MATERIAL SHOWN:

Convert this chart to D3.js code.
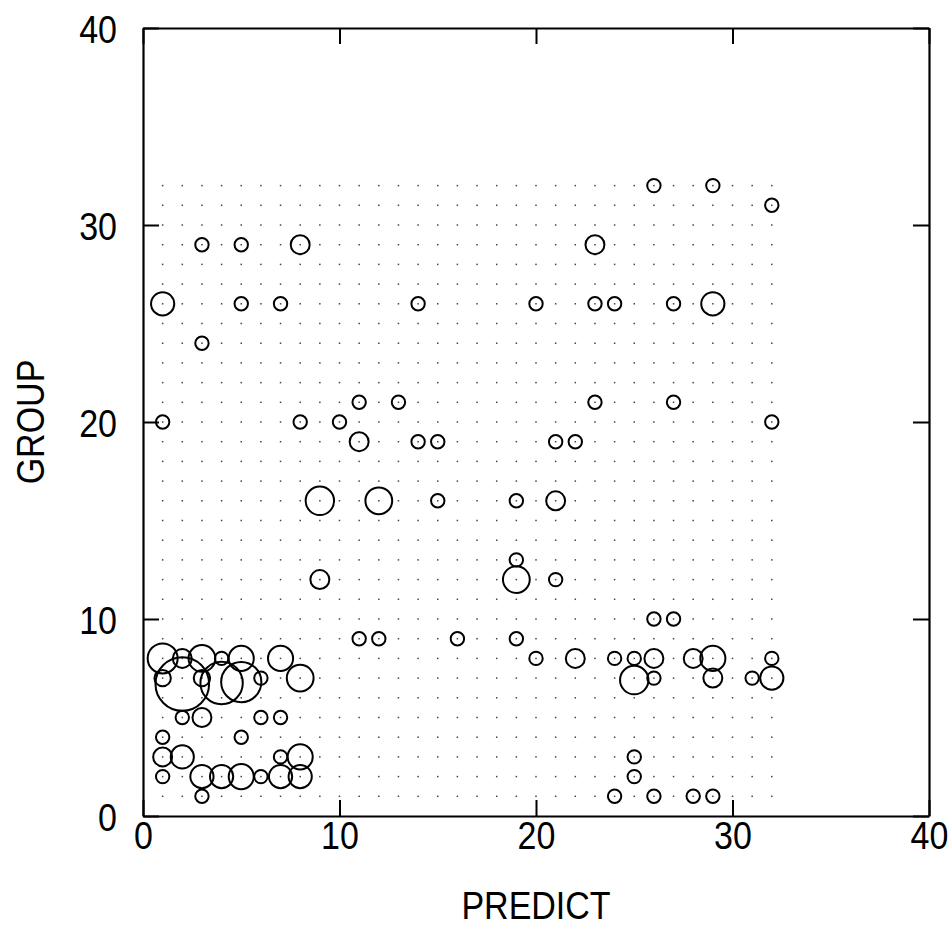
<!DOCTYPE html>
<html>
<head>
<meta charset="utf-8">
<script src="https://cdn.jsdelivr.net/npm/d3@7"></script>
<style>
  html, body { margin: 0; padding: 0; background: #fff; }
  svg { display: block; }
  text { font-family: "Liberation Sans", Arial, sans-serif; fill: #000; }
</style>
</head>
<body>
<svg id="chart" width="952" height="943"></svg>
<script>
// ---- data ----
const predict = [26,29,32, 3,5,8,23, 1,5,7,14,20,23,24,27,29, 3, 11,13,23,27, 1,8,10,32,
  11,14,15,21,22, 9,12,15,19,21, 19, 9,19,21, 26,27, 11,12,16,19,
  1,2,3,4,5,7,20,22,24,25,26,28,29,32,
  1,2,3,4,5,6,8,25,26,29,31,32,
  2,3,6,7, 1,5, 1,2,7,8,25, 1,3,4,5,6,7,8,25, 3,24,26,28,29];
const group = [32,32,31, 29,29,29,29, 26,26,26,26,26,26,26,26,26, 24, 21,21,21,21, 20,20,20,20,
  19,19,19,19,19, 16,16,16,16,16, 13, 12,12,12, 10,10, 9,9,9,9,
  8,8,8,8,8,8,8,8,8,8,8,8,8,8,
  7,6.7,7,6.75,6.8,7,7,6.9,7,7,7,7,
  5,5,5,5, 4,4, 3,3,3,3,3, 2,2,2,2,2,2,2,2, 1,1,1,1,1];
const count = [1,1,1, 1,1,2,2, 3,1,1,1,1,1,1,1,3, 1, 1,1,1,1, 1,1,1,1,
  2,1,1,1,1, 4.5,4,1,1,2, 1, 2,4,1, 1,1, 1,1,1,1,
  5,2,4,1,3.5,3.5,1,2,1,1,2,2,3.5,1,
  1.5,16,1.5,10,9,1,4,4.5,1,2,1,3,
  1,2,1,1, 1,1, 2,3,1,3.5,1, 1,3,3,3.5,1,3,3,1, 1,1,1,1,1];
const xTicks = [0, 10, 20, 30, 40];
const yTicks = [0, 10, 20, 30, 40];
const gridX = d3.range(1, 33);
const gridY = d3.range(1, 33);
const xTitle = "PREDICT";
const yTitle = "GROUP";

// ---- layout ----
const svg = d3.select("#chart");
const x = d3.scaleLinear().domain([0, 40]).range([143, 929]);
const y = d3.scaleLinear().domain([0, 40]).range([816, 28]);
const r = d3.scaleSqrt().domain([0, 16]).range([0, 26.8]);
const tickLen = 16;
const FONT = '"Liberation Sans", Arial, sans-serif';
const FS = "34px";
const SY = 1.16;   // vertical stretch to mimic the tall condensed face

// dot grid
const dots = [];
gridY.forEach(gy => gridX.forEach(gx => dots.push([gx, gy])));
svg.append("g").selectAll("rect").data(dots).join("rect")
  .attr("x", d => x(d[0]) - 0.75)
  .attr("y", d => y(d[1]) - 0.75)
  .attr("width", 1.5).attr("height", 1.5)
  .attr("fill", "#444");

// bubbles
const pts = predict.map((p, i) => ({x: p, y: group[i], n: count[i]}));
svg.append("g").selectAll("circle").data(pts).join("circle")
  .attr("cx", d => x(d.x))
  .attr("cy", d => y(d.y))
  .attr("r", d => r(d.n))
  .attr("fill", "none")
  .attr("stroke", "#000")
  .attr("stroke-width", 2);

// axes (inward ticks on all sides)
const fmt = d3.format("d");
const gB = svg.append("g").attr("transform", `translate(0,${y(0)})`)
  .call(d3.axisBottom(x).tickValues(xTicks).tickSizeInner(-tickLen).tickSizeOuter(0).tickFormat(fmt));
const gT = svg.append("g").attr("transform", `translate(0,${y(40)})`)
  .call(d3.axisTop(x).tickValues(xTicks).tickSizeInner(-tickLen).tickSizeOuter(0).tickFormat(""));
const gL = svg.append("g").attr("transform", `translate(${x(0)},0)`)
  .call(d3.axisLeft(y).tickValues(yTicks).tickSizeInner(-tickLen).tickSizeOuter(0).tickFormat(fmt));
const gR = svg.append("g").attr("transform", `translate(${x(40)},0)`)
  .call(d3.axisRight(y).tickValues(yTicks).tickSizeInner(-tickLen).tickSizeOuter(0).tickFormat(""));

[gB, gT, gL, gR].forEach(g => {
  g.select(".domain").attr("stroke", "#000").attr("stroke-width", 2.2);
  g.selectAll(".tick line").attr("stroke", "#000").attr("stroke-width", 2);
});
gB.selectAll(".tick text")
  .attr("y", 0).attr("dy", null)
  .attr("transform", `translate(0,33) scale(1,${SY})`)
  .style("font-size", FS).style("font-family", FONT)
  .attr("fill", "#000");
gL.selectAll(".tick text")
  .attr("x", 0).attr("dy", null)
  .attr("transform", `translate(-26,14) scale(1,${SY})`)
  .style("font-size", FS).style("font-family", FONT)
  .attr("fill", "#000");

// axis titles
svg.append("text")
  .attr("transform", `translate(${(x(0) + x(40)) / 2},919) scale(1,${SY})`)
  .attr("text-anchor", "middle")
  .style("font-size", FS)
  .text(xTitle);
svg.append("text")
  .attr("transform", `translate(44,${(y(0) + y(40)) / 2}) rotate(-90) scale(1,${SY})`)
  .attr("text-anchor", "middle")
  .style("font-size", FS)
  .text(yTitle);
</script>
</body>
</html>
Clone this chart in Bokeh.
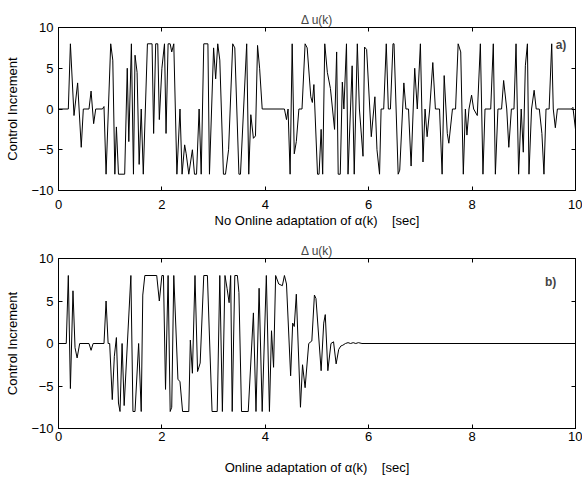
from bokeh.plotting import figure
from bokeh.models import LinearAxis, Label, Range1d, FixedTicker
from bokeh.layouts import column
from bokeh.embed import file_html
from bokeh.resources import INLINE

# ---- data: a) no online adaptation ----
t_a = [0, 0.19, 0.23, 0.30, 0.37, 0.44, 0.48, 0.59, 0.63, 0.68,
       0.72, 0.85, 0.88, 0.92, 1.01, 1.05, 1.09, 1.12, 1.16, 1.28,
       1.33, 1.36, 1.41, 1.45, 1.48, 1.52, 1.56, 1.60, 1.64, 1.72,
       1.81, 1.84, 1.88, 1.92, 1.95, 2.00, 2.05, 2.08, 2.12, 2.16,
       2.19, 2.23, 2.29, 2.35, 2.39, 2.44, 2.47, 2.52, 2.59, 2.63,
       2.67, 2.72, 2.76, 2.81, 2.89, 2.92, 3.00, 3.04, 3.08, 3.12,
       3.19, 3.23, 3.29, 3.37, 3.41, 3.49, 3.52, 3.58, 3.64, 3.68,
       3.72, 3.77, 3.81, 3.85, 3.89, 3.94, 4.37, 4.41, 4.44, 4.48,
       4.52, 4.56, 4.60, 4.65, 4.71, 4.77, 4.81, 4.88, 4.91, 4.94,
       5.01, 5.04, 5.08, 5.11, 5.15, 5.20, 5.26, 5.34, 5.38, 5.41,
       5.45, 5.49, 5.52, 5.57, 5.60, 5.68, 5.72, 5.78, 5.82, 5.89,
       5.92, 5.96, 6.05, 6.12, 6.16, 6.21, 6.24, 6.29, 6.34, 6.38,
       6.42, 6.47, 6.49, 6.57, 6.60, 6.68, 6.72, 6.77, 6.82, 6.89,
       6.94, 7.00, 7.05, 7.09, 7.13, 7.18, 7.24, 7.29, 7.37, 7.42,
       7.46, 7.52, 7.55, 7.62, 7.68, 7.73, 7.78, 7.83, 7.87, 7.90,
       7.94, 7.99, 8.03, 8.10, 8.16, 8.21, 8.25, 8.36, 8.41, 8.45,
       8.50, 8.57, 8.61, 8.67, 8.71, 8.76, 8.81, 8.85, 8.90, 8.95,
       8.99, 9.03, 9.07, 9.10, 9.15, 9.20, 9.24, 9.30, 9.35, 9.39,
       9.43, 9.49, 9.54, 9.57, 9.61, 9.65, 9.92, 9.95, 10.0]
du_a = [0, 0, 8, -0.8, 3.2, -4.7, 0, 0, 2.2, -1.8,
        0, 0, 0.3, -8, 8, 6, -8, -2.2, -8, -8,
        5, -4, 8, -8, 6.6, 4.5, -6.8, 0, -8, 8,
        8, -3, 8, 8, -1.3, 5, 8, -3, 8, 8,
        7, 8, -8, 0, -8, -4.4, -5.5, -8, -5, -8,
        -8, 0, -8, 8, 8, -8, 7.5, 3.7, 8, 6,
        -8, -8, -5, 8, 7.5, -8, -8, 0, 8, -8,
        -0.7, -3.6, -3.3, 7.8, 5, 0, 0, -1.3, 0, -8,
        8, -5.5, -4, 0, 0, 8, 7.5, 1.5, 0.8, 3,
        -8, -8, -2.5, -8, 8, 4.5, 2.5, -2.5, 7, -8,
        -8, 3.3, 0, 8, -8, 5.3, -8, 8, 0, -5.8,
        7.6, 7.3, -3.4, 1.5, -5, -8, 0, 0, 8, 0,
        0, 8, 8, -8, -7.5, 3.2, 0, 0, -7, 5,
        0, 8, -6.5, 0, -3.4, 0, 5.7, 0, 0, -8,
        4.1, -3, -4.2, 0, 0, 8, 7, -8, 0, -3.2,
        0, 1.7, 0, -0.8, 8, -8, 0, 0, 8, -8,
        0, 0, 3.5, 0, -4.7, 0, 0, 8, -8, 0,
        -5.3, 5.3, 8, -8, 0, 2.3, 0, 0, -3, -8,
        0, 0, 8, 0, -2.3, 0, 0, 0.2, -2.5]

# ---- data: b) online adaptation ----
t_b = [0, 0.15, 0.19, 0.23, 0.28, 0.32, 0.36, 0.41, 0.59, 0.63,
       0.67, 0.88, 0.92, 0.96, 0.99, 1.04, 1.08, 1.12, 1.16, 1.19,
       1.23, 1.27, 1.40, 1.44, 1.48, 1.55, 1.60, 1.63, 1.67, 1.90,
       1.95, 2.00, 2.03, 2.07, 2.12, 2.16, 2.19, 2.23, 2.31, 2.35,
       2.40, 2.52, 2.55, 2.59, 2.64, 2.69, 2.74, 2.81, 2.88, 2.93,
       2.97, 3.07, 3.12, 3.17, 3.22, 3.26, 3.30, 3.33, 3.36, 3.41,
       3.46, 3.49, 3.54, 3.67, 3.77, 3.82, 3.88, 3.94, 4.02, 4.08,
       4.12, 4.16, 4.20, 4.26, 4.33, 4.37, 4.41, 4.49, 4.53, 4.56,
       4.60, 4.68, 4.72, 4.77, 4.84, 4.90, 4.95, 4.98, 5.08, 5.13,
       5.16, 5.21, 5.27, 5.32, 5.37, 5.42, 5.46, 5.50, 5.55, 5.60,
       5.65, 5.70, 5.75, 5.80, 5.87, 10.0]
du_b = [0, 0, 8, -5.3, 6.2, -0.5, -1.7, 0, 0, -0.8,
        0, 0, 5, 0, 0, -6.6, -1.5, 0.7, -7, -8,
        0, -7.3, 8, -8, -8, 0, -8, 5.7, 8, 8,
        5, 8, 8, -5.4, 8, -8, -7.5, 8, -4.2, -4.5,
        -8, -8, 0.4, -3.5, 8, -3.3, -2.3, 8, 8, -1,
        -8, -8, 8, -8, 8, 6.5, 4.8, 8, -8, 8,
        8, 6, -8, -8, 3.6, -8, 6.5, -8, 8, -8,
        1.5, -2.8, 8, 7, 6.8, 8, 7, -3.8, 2.4, 2,
        5.8, -7.5, -2.5, -5.2, 0, 0.3, 5.7, 5.3, -3.2, 2.4,
        3.4, -3.2, 0, 0.2, -2.4, -0.7, -0.3, -0.2, 0, 0.1,
        0, 0.1, 0, 0.1, 0, 0]

x_ticks = [0, 2, 4, 6, 8, 10]
y_ticks = [-10, -5, 0, 5, 10]
title_txt = "\u0394 u(k)"
ylabel_txt = "Control Increment"
xlabel_a = "No Online adaptation of \u03b1(k)\u00a0\u00a0\u00a0\u00a0[sec]"
xlabel_b = "Online adaptation of \u03b1(k)\u00a0\u00a0\u00a0\u00a0[sec]"

FONT = "Liberation Sans"


def style_axis(ax, labels=True):
    ax.major_tick_in = 4
    ax.major_tick_out = 0
    ax.minor_tick_line_color = None
    ax.axis_line_color = "black"
    ax.major_tick_line_color = "black"
    ax.major_label_text_font = FONT
    ax.axis_label_text_font = FONT
    ax.axis_label_text_font_style = "normal"
    ax.axis_label_text_color = "black"
    if labels:
        ax.major_label_text_color = "black"
        ax.major_label_text_font_size = "13px"
        ax.axis_label_text_font_size = "13px"
    else:
        ax.major_label_text_color = None
        ax.major_label_text_font_size = "1px"
        ax.major_label_standoff = 0


def make(t, v, xlabel, tag, tx, ty, height, top, bottom, lab_standoff, ax_standoff):
    p = figure(width=582, height=height, x_range=Range1d(0, 10), y_range=Range1d(-10, 10),
               output_backend="svg", toolbar_location=None,
               min_border_left=58, min_border_right=7,
               min_border_top=top, min_border_bottom=bottom)
    p.title.text = title_txt
    p.title.align = "center"
    p.title.text_font = FONT
    p.title.text_font_size = "12px"
    p.title.text_font_style = "normal"
    p.title.standoff = 1
    p.grid.visible = False
    p.outline_line_color = "black"
    p.outline_line_alpha = 1
    p.background_fill_color = "white"
    p.border_fill_color = "white"

    p.xaxis.ticker = FixedTicker(ticks=x_ticks)
    p.yaxis.ticker = FixedTicker(ticks=y_ticks)
    for ax in p.xaxis + p.yaxis:
        style_axis(ax)
    p.xaxis.axis_label = xlabel
    p.yaxis.axis_label = ylabel_txt
    p.xaxis.major_label_standoff = lab_standoff
    p.xaxis.axis_label_standoff = ax_standoff
    p.yaxis.major_label_standoff = 5
    p.yaxis.axis_label_standoff = 8

    top_ax = LinearAxis(ticker=FixedTicker(ticks=x_ticks))
    right_ax = LinearAxis(ticker=FixedTicker(ticks=y_ticks))
    style_axis(top_ax, labels=False)
    style_axis(right_ax, labels=False)
    p.add_layout(top_ax, "above")
    p.add_layout(right_ax, "right")

    p.line(t, v, line_color="black", line_width=1)
    p.add_layout(Label(x=tx, y=ty, text=tag, text_font=FONT, text_font_size="12px",
                       text_font_style="bold", text_align="center", text_baseline="middle"))
    return p


p1 = make(t_a, du_a, xlabel_a, "a)", 9.72, 7.9, 230, 27, 33, 9, 1)
p2 = make(t_b, du_b, xlabel_b, "b)", 9.52, 7.2, 247, 28, 47, 3, 16)

layout = column(p1, p2, spacing=0)
open("out.html", "w").write(file_html(layout, INLINE))
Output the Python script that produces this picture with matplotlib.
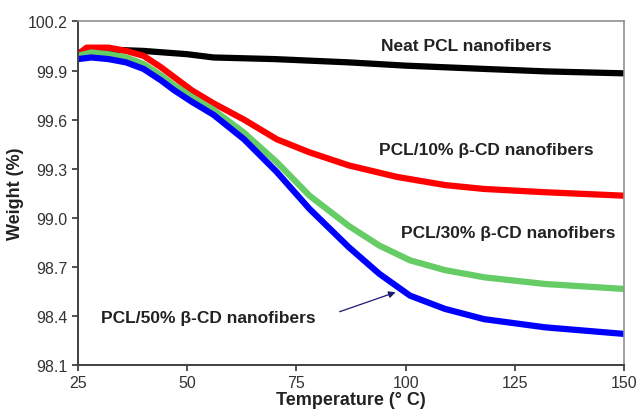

WHAT TO DO:
Up to and including the line containing "const SY = 1.16;", quote each line of the entries above from the very first, please, exactly and without images.

EXERCISE OUTPUT:
Convert this chart to D3.js code.
<!DOCTYPE html>
<html>
<head>
<meta charset="utf-8">
<script src="https://cdn.jsdelivr.net/npm/d3@7"></script>
<style>
  html, body { margin: 0; padding: 0; background: #fff; }
  svg { display: block; }
  text { font-family: "Liberation Sans", Arial, sans-serif; fill: #000; }
</style>
</head>
<body>
<svg id="chart" width="952" height="943"></svg>
<script>
// ---- data ----
const predict = [26,29,32, 3,5,8,23, 1,5,7,14,20,23,24,27,29, 3, 11,13,23,27, 1,8,10,32,
  11,14,15,21,22, 9,12,15,19,21, 19, 9,19,21, 26,27, 11,12,16,19,
  1,2,3,4,5,7,20,22,24,25,26,28,29,32,
  1,2,3,4,5,6,8,25,26,29,31,32,
  2,3,6,7, 1,5, 1,2,7,8,25, 1,3,4,5,6,7,8,25, 3,24,26,28,29];
const group = [32,32,31, 29,29,29,29, 26,26,26,26,26,26,26,26,26, 24, 21,21,21,21, 20,20,20,20,
  19,19,19,19,19, 16,16,16,16,16, 13, 12,12,12, 10,10, 9,9,9,9,
  8,8,8,8,8,8,8,8,8,8,8,8,8,8,
  7,6.7,7,6.75,6.8,7,7,6.9,7,7,7,7,
  5,5,5,5, 4,4, 3,3,3,3,3, 2,2,2,2,2,2,2,2, 1,1,1,1,1];
const count = [1,1,1, 1,1,2,2, 3,1,1,1,1,1,1,1,3, 1, 1,1,1,1, 1,1,1,1,
  2,1,1,1,1, 4.5,4,1,1,2, 1, 2,4,1, 1,1, 1,1,1,1,
  5,2,4,1,3.5,3.5,1,2,1,1,2,2,3.5,1,
  1.5,16,1.5,10,9,1,4,4.5,1,2,1,3,
  1,2,1,1, 1,1, 2,3,1,3.5,1, 1,3,3,3.5,1,3,3,1, 1,1,1,1,1];
const xTicks = [0, 10, 20, 30, 40];
const yTicks = [0, 10, 20, 30, 40];
const gridX = d3.range(1, 33);
const gridY = d3.range(1, 33);
const xTitle = "PREDICT";
const yTitle = "GROUP";

// ---- layout ----
const svg = d3.select("#chart");
const x = d3.scaleLinear().domain([0, 40]).range([143, 929]);
const y = d3.scaleLinear().domain([0, 40]).range([816, 28]);
const r = d3.scaleSqrt().domain([0, 16]).range([0, 26.8]);
const tickLen = 16;
const FONT = '"Liberation Sans", Arial, sans-serif';
const FS = "34px";
const SY = 1.16;   // vertical stretch to mimic the tall condensed face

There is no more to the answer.